Tout cet engagement prend place aussi en-dehors du Moyen-Orient. Montréal en est le parfait exemple : on peut trouver dans chacune des universités de la ville des cours liés à ce sujet. À McGill, il y a par exemple le cours « Women in contemporary Middle East » (« Les femmes dans le Moyen-Orient contemporain »). Des colloques sont organisés. Et quelques figures populaires fleurissent, comme Dalila Awada, surtout en ce temps de débat à propos de la Charte des valeurs. Cette dernière est une étudiante de Montréal qui nous a expliqué lors d’une entrevue son engagement féministe pour que toute femme puisse « disposer de son corps comme bon lui semble » et qu’elle ne soit pas « réduite à son habit, qu’il soit religieux ou pas ». Mais ce mouvement émane surtout des intellectuels de la classe moyenne, et échoue à représenter pleinement les problèmes quotidiens de la femme musulmane. Il peine donc actuellement à trouver un soutien populaire pour donner assez d’envergure à ses messages.
Un clivage idéologique
L’idéologie des féministes musulmanes est complètement différente de celle des féministes Européennes ou Nord-Américaines de par son rapport à la religion. Les féministes du Nord se battent contre l’influence de la religion sur leurs droits. C’est le cas des Femens (cette association internationale originellement formée en Ukraine dont le mode de fonctionnement est basé sur l’utilisation de leur corps comme outils de combat) qui manifestent les seins nus avec des slogans en peinture de guerre. C’est aussi le cas des féministes espagnoles qui se battent actuellement pour la survie de leur droit à l’avortement menacé par le conservatisme religieux du président du gouvernement Mariano Rajoy. Cela correspond à une vision qui suit les valeurs occidentales de libération par la sécularisation.

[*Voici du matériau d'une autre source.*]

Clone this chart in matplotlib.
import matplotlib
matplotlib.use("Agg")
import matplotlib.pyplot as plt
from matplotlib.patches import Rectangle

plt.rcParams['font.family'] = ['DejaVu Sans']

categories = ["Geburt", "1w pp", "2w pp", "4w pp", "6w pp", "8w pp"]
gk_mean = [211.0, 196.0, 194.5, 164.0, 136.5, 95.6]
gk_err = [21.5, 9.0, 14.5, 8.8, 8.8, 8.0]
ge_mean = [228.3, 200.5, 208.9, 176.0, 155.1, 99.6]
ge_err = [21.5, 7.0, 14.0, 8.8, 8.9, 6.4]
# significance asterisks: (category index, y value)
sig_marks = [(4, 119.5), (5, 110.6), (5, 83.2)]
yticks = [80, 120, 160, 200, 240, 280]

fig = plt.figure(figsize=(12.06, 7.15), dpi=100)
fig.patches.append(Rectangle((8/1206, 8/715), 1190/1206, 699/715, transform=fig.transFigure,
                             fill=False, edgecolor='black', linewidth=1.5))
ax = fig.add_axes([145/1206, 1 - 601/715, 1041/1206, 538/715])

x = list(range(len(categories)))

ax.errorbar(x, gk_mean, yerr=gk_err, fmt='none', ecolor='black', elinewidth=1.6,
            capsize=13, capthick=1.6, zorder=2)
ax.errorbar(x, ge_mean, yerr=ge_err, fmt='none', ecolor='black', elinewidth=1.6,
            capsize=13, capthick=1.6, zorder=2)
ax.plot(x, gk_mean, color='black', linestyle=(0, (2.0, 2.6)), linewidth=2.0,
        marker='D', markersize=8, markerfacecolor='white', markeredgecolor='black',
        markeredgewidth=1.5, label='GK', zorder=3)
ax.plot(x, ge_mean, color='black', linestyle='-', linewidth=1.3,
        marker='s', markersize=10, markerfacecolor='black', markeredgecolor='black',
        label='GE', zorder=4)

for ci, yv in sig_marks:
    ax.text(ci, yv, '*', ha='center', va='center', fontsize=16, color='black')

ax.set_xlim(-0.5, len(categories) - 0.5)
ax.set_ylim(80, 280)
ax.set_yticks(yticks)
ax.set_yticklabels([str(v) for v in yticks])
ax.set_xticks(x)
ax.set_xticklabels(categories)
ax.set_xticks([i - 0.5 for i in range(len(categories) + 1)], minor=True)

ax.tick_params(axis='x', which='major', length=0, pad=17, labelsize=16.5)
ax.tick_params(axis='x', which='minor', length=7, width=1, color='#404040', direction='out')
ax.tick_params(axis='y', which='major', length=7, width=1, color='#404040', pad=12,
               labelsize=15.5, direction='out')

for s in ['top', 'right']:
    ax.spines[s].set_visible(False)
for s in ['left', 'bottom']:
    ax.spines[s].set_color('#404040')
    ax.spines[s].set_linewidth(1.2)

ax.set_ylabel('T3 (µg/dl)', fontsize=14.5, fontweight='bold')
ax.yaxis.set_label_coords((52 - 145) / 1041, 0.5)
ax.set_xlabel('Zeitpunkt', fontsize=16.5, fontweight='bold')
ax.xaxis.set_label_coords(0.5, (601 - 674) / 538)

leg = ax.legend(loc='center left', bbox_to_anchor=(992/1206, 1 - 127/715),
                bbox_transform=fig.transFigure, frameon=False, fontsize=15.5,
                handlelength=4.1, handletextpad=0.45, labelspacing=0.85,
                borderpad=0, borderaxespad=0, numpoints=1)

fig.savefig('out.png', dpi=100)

À l’inverse, pour les féministes islamiques, il s’agit de « défendre l’islam et l’islamité de leur engament pour les droits des femmes », comme l’explique Zahra Ali. Ce point est sûrement celui qui inspire le plus d’incompréhension et de rejet dans nos sociétés. Ainsi une activiste du mouvement Femen, Neda Topaloski, nous a expliqué qu’il était selon elle impossible que des femmes se prononcent féministes tout en défendant la religion. Les deux sont pour elle incompatibles car les religions sont misogynes par les textes et par les institutions. L’islam, mais aussi la plupart des autres religions, représenteraient l’asservissement historique de la femme.
En effet, le but de ces femmes n’est pas seulement de se libérer de la subordination masculine, mais aussi de la vision raciste et supérieure des occidentaux. Leur combat pour le port du voile comme un choix ou la promotion de l’islam familial témoignent de cette nécessité d’affirmer leur distinction et de « vivre leur féminité à leur façon ».
Ce mouvement de femmes musulmanes serait donc vertueux dans son objectif d’améliorer le cas des femmes ; mais ne correspondrait pas à un véritable féminisme car il ne chercherait pas à se libérer des dogmes inégalitaires de la religion. Une Femen portant le voile ne serait alors pas envisageable car selon ces dernières le port du voile est un symbole de soumission de la femme (ne s’appliquant de façon arbitraire qu’au sexe féminin). Cela jurerait avec leur fameuse couronne de fleur et leurs seins nus : « l’habit de l’insoumission ».
Les féministes islamiques affirment justement cette différence et souhaitent aussi à travers leur combat marquer leur indépendance vis-à-vis des féministes occidentales. En effet, le but de ces femmes n’est pas seulement de se libérer de la subordination masculine, mais aussi de la vision unilatérale, méprisante et supérieure des occidentaux. Leur combat pour le port du voile comme un choix ou la promotion d’un islam centré sur la famille témoignent de cette nécessité d’affirmer leur distinction et de « vivre leur féminité à leur façon ».
Cette coupure avec les formes de féminisme plus habituelles suscite alors des critiques par les médias occidentaux. Ceux-ci y voient souvent une façon d’isoler le mouvement du féminisme islamique pour les affaiblir ; ou même une promotion cachée de l’idéologie politique islamiste. L’assimilation des féministes islamiques à des « marionnettes » des islamistes est une véritable question pour certains. Un véritable moyen de leur faire perdre toute légitimité aussi.
À entendre ces critiques et ces incompréhensions, on en conclut que les occidentaux ont un problème de généralisation. En effet le contexte dans les pays musulmans, les politiques vis-à-vis de l’islam, la place des femmes dans la société, l’intensité de leur combat, la présence d’une répression, l’idéologie du féminisme, le vison de l’occident, les actions et les mouvements varient largement entre les différentes régions du « monde musulman ». Une région qu’on ferait mieux de ne pas appeler comme tel. Car à force de ne pas en comprendre les nuances en cache la lumière. Et dès lors nous ne pouvons en aucun cas saisir la force de cette lueur, celle du chemin vers une nouvelle dignité.